In this study, the yield stress of NHL-based grouts over a range of time periods and with different polypropylene fiber contents was investigated. The grouts were made with a polycarboxylate powder superplasticizer and PP fibers in amounts of up to 0.1% of PP fiber content (by weight). Yield stress is a key parameter in the design and optimization of grouts for the consolidation of old masonries. Two yield stress values, namely the static and dynamic yield stress, were determined based on different experimental measurement methods. The results obtained allow us to draw the following conclusions:

• The static yield stress values were higher compared to the dynamic yield stress. Differences between both yield stresses were obtained in a range of 33% to 670%, depending on the content of PP fibers. This can be explained by the semi-disturbed state of the grout’s microstructure when the dynamic yield stress was determined, which was mainly due to the shear history dependence of the grout.
• The PP fibers influenced on the rheology of the NHL grouts by increasing their shear-thinning behavior. Moreover, both yield stress values increased with the presence of PP fibers. For example, for the reference grout (without fibers), the minimum and maximum values of the static yield stress varied from 0.05 to 15 Pa, while for the grout with 0.1% PP fibers, the values varied between 2 and 30 Pa. The amount of changes in the yield stress values was due to the structural build up and flocculation, which was a consequence of the mechanical interlocks between the NHL particles and fibers.
• The yield stress values depended on the measuring method. However, the yield values determined by CSS and CSR only showed moderate differences between them, which confirmed the efficiency of the Herschel–Bulkley model in determining the yield stress of NHL grouts whatever the measurement method used.
• The results and measurements performed showed that these methods enable us to evaluate the existence of a critical shear–strain rate range of 0.1 to 17.0 s⁻¹ (depending on time period). Below this, there was a transition between dynamic and static yield stress.
• The dynamic yield stress should be used as design parameter at early stages of the grout injection process, whilst at a later stage, when the shear rate is slowing down, the static yield stress should be considered.
• Several equations that allow the estimation of the critical shear–strain rate as a function of time and yield stress have been proposed in order to promote better design of injection grouts.
• The critical shear–strain rate range increases over time.
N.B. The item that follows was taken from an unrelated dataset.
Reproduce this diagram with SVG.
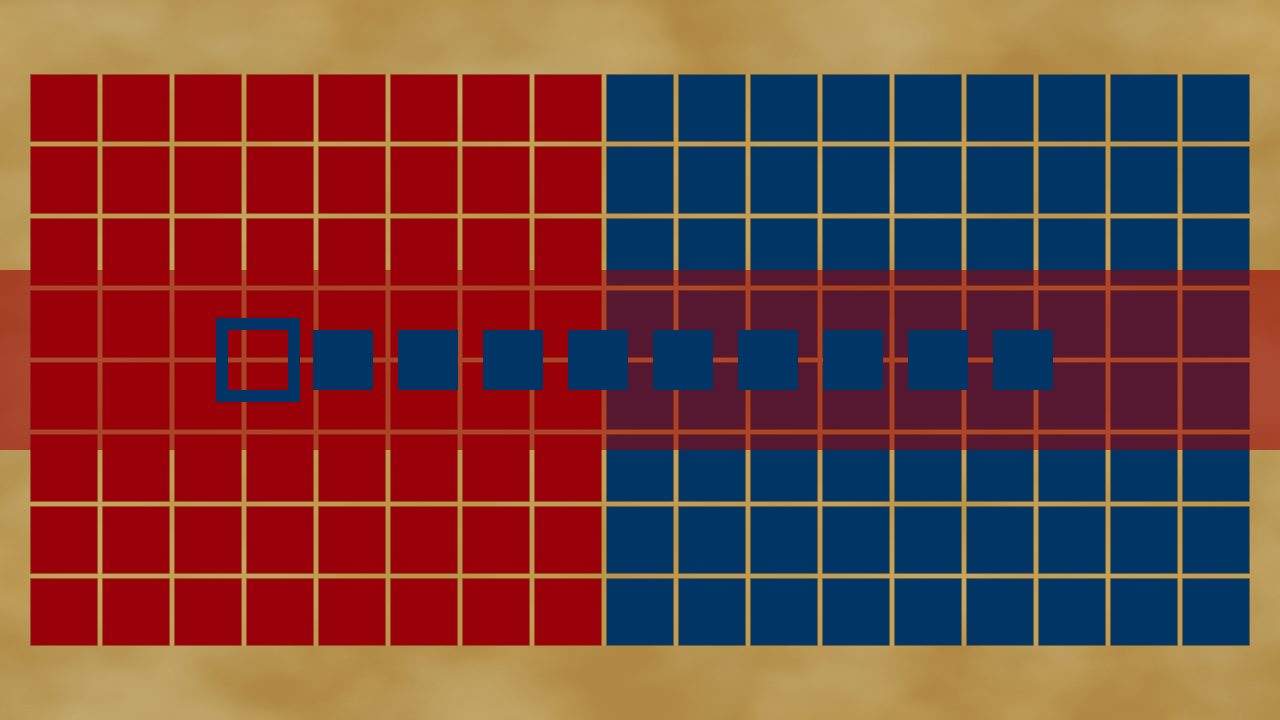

Therefore, to maximize the injectability of the grout, it is imperative to avoid stopping the grouting operation for periods longer than 20 min.

The findings from this study are relatively promising for further understanding the evolution of yield stress of NHL grouts as a function of time, shear–strain rate and PP fiber content. Furthermore, the results presented contribute helpful information on the design input of grouting operations.